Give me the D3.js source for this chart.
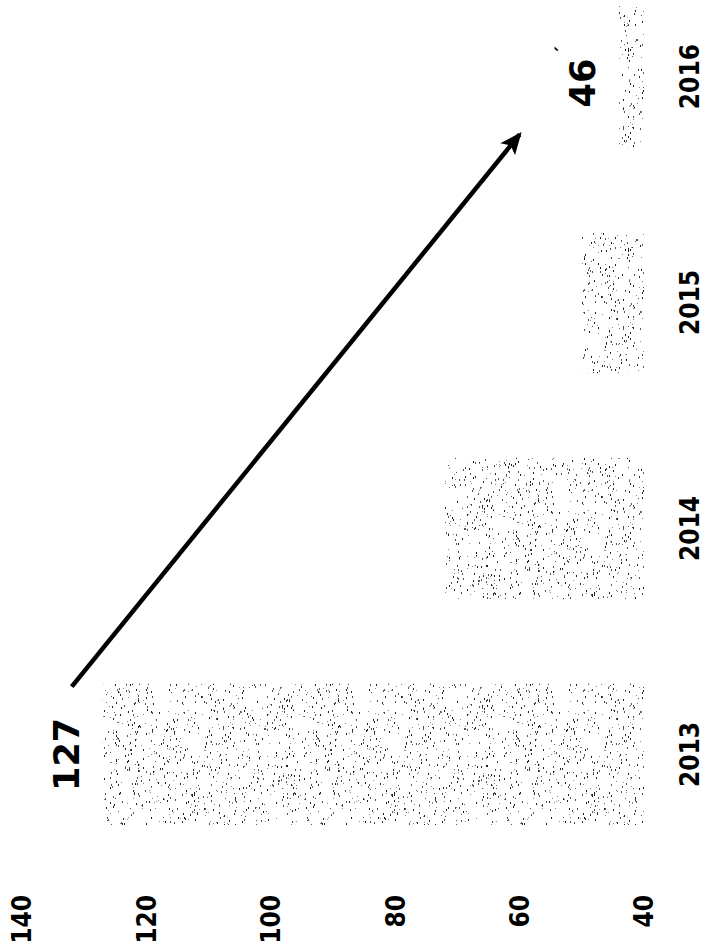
<!DOCTYPE html>
<html lang="en">
<head>
<meta charset="utf-8">
<title>2013-2016</title>
<script src="https://cdnjs.cloudflare.com/ajax/libs/d3/7.8.5/d3.min.js"></script>
<style>
body { margin: 0; background: #fff; }
text { fill: #000; }
.tick-label, .cat-label {
  font-family: "DejaVu Sans Condensed", "DejaVu Sans", sans-serif;
  font-weight: bold;
  font-size: 26px;
}
.value-label {
  font-family: "DejaVu Sans", sans-serif;
  font-weight: bold;
  font-size: 35px;
}
</style>
</head>
<body>
<div id="chart"></div>
<script>

// data
const years = ["2013", "2014", "2015", "2016"];
const values = [127, 72, 50, 44];
const ticks = [40, 60, 80, 100, 120, 140];
// only two bars carry a printed number
const valueLabels = [
  { year: "2013", text: "127", at: 127 },
  { year: "2016", text: "46", at: 44 }
];
// trend arrow: [year, fraction across band, value]
const arrowFrom = ["2013", 0.98, 132];
const arrowTo = ["2016", 0.09, 60];

const W = 709, H = 951;

const svg = d3.select("#chart")
  .append("svg")
  .attr("width", W)
  .attr("height", H);

// the whole chart is drawn turned a quarter to the left
// local x runs up the page, local y runs across it
const g = svg.append("g")
  .attr("transform", "translate(0," + H + ") rotate(-90)");

const x = d3.scaleBand()
  .domain(years)
  .range([126, 945])
  .paddingInner(0.375)
  .paddingOuter(0);

const y = d3.scaleLinear()
  .domain([40, 140])
  .range([644, 22]);

// stipple texture for the bars (style only, not data)
const defs = svg.append("defs");
const tile = 200;
const pat = defs.append("pattern")
  .attr("id", "stipple")
  .attr("patternUnits", "userSpaceOnUse")
  .attr("width", tile)
  .attr("height", tile);

let seed = 987654321;
function rnd() { // mulberry32
  seed |= 0; seed = seed + 0x6D2B79F5 | 0;
  let t = Math.imul(seed ^ seed >>> 15, 1 | seed);
  t = t + Math.imul(t ^ t >>> 7, 61 | t) ^ t;
  return ((t ^ t >>> 14) >>> 0) / 4294967296;
}
const dots = d3.range(1250).map(() => [Math.floor(rnd() * tile), Math.floor(rnd() * tile), rnd()]);
pat.selectAll("rect")
  .data(dots)
  .enter().append("rect")
    .attr("x", d => d[0])
    .attr("y", d => d[1])
    .attr("width", d => d[2] < 0.6 ? 2 : 1)
    .attr("height", 1)
    .attr("fill", d => d[2] < 0.3 ? "#222" : (d[2] < 0.7 ? "#555" : "#888"))
    .attr("shape-rendering", "crispEdges");

const marker = defs.append("marker")
  .attr("id", "head")
  .attr("viewBox", "0 -6 14 12")
  .attr("refX", 12)
  .attr("refY", 0)
  .attr("markerWidth", 5)
  .attr("markerHeight", 4.2)
  .attr("markerUnits", "strokeWidth")
  .attr("orient", "auto");
marker.append("path")
  .attr("d", "M0,-6L14,0L0,6L3,0Z")
  .attr("fill", "#000");

// bars
g.append("g")
  .selectAll("rect")
  .data(years)
  .enter().append("rect")
    .attr("x", d => x(d))
    .attr("y", (d, i) => y(values[i]))
    .attr("width", x.bandwidth())
    .attr("height", (d, i) => y(40) - y(values[i]))
    .attr("fill", "url(#stipple)");

// value axis labels, no line, no ticks
g.append("g")
  .selectAll("text")
  .data(ticks)
  .enter().append("text")
    .attr("class", "tick-label")
    .attr("x", 56)
    .attr("y", d => y(d))
    .attr("dy", "0.36em")
    .attr("text-anchor", "end")
    .text(d => d);

// category labels
g.append("g")
  .selectAll("text")
  .data(years)
  .enter().append("text")
    .attr("class", "cat-label")
    .attr("x", d => x(d) + x.bandwidth() / 2)
    .attr("y", 699)
    .attr("text-anchor", "middle")
    .text(d => d);

// printed numbers above the first and last bar
const vl = g.append("g")
  .selectAll("text")
  .data(valueLabels)
  .enter().append("text")
    .attr("class", "value-label")
    .attr("x", d => x(d.year) + x.bandwidth() / 2)
    .attr("y", d => y(d.at) - 24)
    .attr("text-anchor", "middle")
    .text(d => d.text);

vl.filter(d => d.year === "2016")
  .append("tspan")
    .attr("font-size", "18px")
    .attr("dx", 4)
    .attr("dy", -26)
    .text("\u00b4");

// trend arrow
g.append("line")
  .attr("x1", x(arrowFrom[0]) + arrowFrom[1] * x.bandwidth())
  .attr("y1", y(arrowFrom[2]))
  .attr("x2", x(arrowTo[0]) + arrowTo[1] * x.bandwidth())
  .attr("y2", y(arrowTo[2]))
  .attr("stroke", "#000")
  .attr("stroke-width", 4.5)
  .attr("marker-end", "url(#head)");

</script>
</body>
</html>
·····
- Problem requirements -
Write out each line again precisely as it appears, skipping every picture.

- Worked answer -
Give me the D3.js source for this chart.
<!DOCTYPE html>
<html lang="en">
<head>
<meta charset="utf-8">
<title>2013-2016</title>
<script src="https://cdnjs.cloudflare.com/ajax/libs/d3/7.8.5/d3.min.js"></script>
<style>
body { margin: 0; background: #fff; }
text { fill: #000; }
.tick-label, .cat-label {
  font-family: "DejaVu Sans Condensed", "DejaVu Sans", sans-serif;
  font-weight: bold;
  font-size: 26px;
}
.value-label {
  font-family: "DejaVu Sans", sans-serif;
  font-weight: bold;
  font-size: 35px;
}
</style>
</head>
<body>
<div id="chart"></div>
<script>

// data
const years = ["2013", "2014", "2015", "2016"];
const values = [127, 72, 50, 44];
const ticks = [40, 60, 80, 100, 120, 140];
// only two bars carry a printed number
const valueLabels = [
  { year: "2013", text: "127", at: 127 },
  { year: "2016", text: "46", at: 44 }
];
// trend arrow: [year, fraction across band, value]
const arrowFrom = ["2013", 0.98, 132];
const arrowTo = ["2016", 0.09, 60];

const W = 709, H = 951;

const svg = d3.select("#chart")
  .append("svg")
  .attr("width", W)
  .attr("height", H);

// the whole chart is drawn turned a quarter to the left
// local x runs up the page, local y runs across it
const g = svg.append("g")
  .attr("transform", "translate(0," + H + ") rotate(-90)");

const x = d3.scaleBand()
  .domain(years)
  .range([126, 945])
  .paddingInner(0.375)
  .paddingOuter(0);

const y = d3.scaleLinear()
  .domain([40, 140])
  .range([644, 22]);

// stipple texture for the bars (style only, not data)
const defs = svg.append("defs");
const tile = 200;
const pat = defs.append("pattern")
  .attr("id", "stipple")
  .attr("patternUnits", "userSpaceOnUse")
  .attr("width", tile)
  .attr("height", tile);

let seed = 987654321;
function rnd() { // mulberry32
  seed |= 0; seed = seed + 0x6D2B79F5 | 0;
  let t = Math.imul(seed ^ seed >>> 15, 1 | seed);
  t = t + Math.imul(t ^ t >>> 7, 61 | t) ^ t;
  return ((t ^ t >>> 14) >>> 0) / 4294967296;
}
const dots = d3.range(1250).map(() => [Math.floor(rnd() * tile), Math.floor(rnd() * tile), rnd()]);
pat.selectAll("rect")
  .data(dots)
  .enter().append("rect")
    .attr("x", d => d[0])
    .attr("y", d => d[1])
    .attr("width", d => d[2] < 0.6 ? 2 : 1)
    .attr("height", 1)
    .attr("fill", d => d[2] < 0.3 ? "#222" : (d[2] < 0.7 ? "#555" : "#888"))
    .attr("shape-rendering", "crispEdges");

const marker = defs.append("marker")
  .attr("id", "head")
  .attr("viewBox", "0 -6 14 12")
  .attr("refX", 12)
  .attr("refY", 0)
  .attr("markerWidth", 5)
  .attr("markerHeight", 4.2)
  .attr("markerUnits", "strokeWidth")
  .attr("orient", "auto");
marker.append("path")
  .attr("d", "M0,-6L14,0L0,6L3,0Z")
  .attr("fill", "#000");

// bars
g.append("g")
  .selectAll("rect")
  .data(years)
  .enter().append("rect")
    .attr("x", d => x(d))
    .attr("y", (d, i) => y(values[i]))
    .attr("width", x.bandwidth())
    .attr("height", (d, i) => y(40) - y(values[i]))
    .attr("fill", "url(#stipple)");

// value axis labels, no line, no ticks
g.append("g")
  .selectAll("text")
  .data(ticks)
  .enter().append("text")
    .attr("class", "tick-label")
    .attr("x", 56)
    .attr("y", d => y(d))
    .attr("dy", "0.36em")
    .attr("text-anchor", "end")
    .text(d => d);

// category labels
g.append("g")
  .selectAll("text")
  .data(years)
  .enter().append("text")
    .attr("class", "cat-label")
    .attr("x", d => x(d) + x.bandwidth() / 2)
    .attr("y", 699)
    .attr("text-anchor", "middle")
    .text(d => d);

// printed numbers above the first and last bar
const vl = g.append("g")
  .selectAll("text")
  .data(valueLabels)
  .enter().append("text")
    .attr("class", "value-label")
    .attr("x", d => x(d.year) + x.bandwidth() / 2)
    .attr("y", d => y(d.at) - 24)
    .attr("text-anchor", "middle")
    .text(d => d.text);

vl.filter(d => d.year === "2016")
  .append("tspan")
    .attr("font-size", "18px")
    .attr("dx", 4)
    .attr("dy", -26)
    .text("\u00b4");

// trend arrow
g.append("line")
  .attr("x1", x(arrowFrom[0]) + arrowFrom[1] * x.bandwidth())
  .attr("y1", y(arrowFrom[2]))
  .attr("x2", x(arrowTo[0]) + arrowTo[1] * x.bandwidth())
  .attr("y2", y(arrowTo[2]))
  .attr("stroke", "#000")
  .attr("stroke-width", 4.5)
  .attr("marker-end", "url(#head)");

</script>
</body>
</html>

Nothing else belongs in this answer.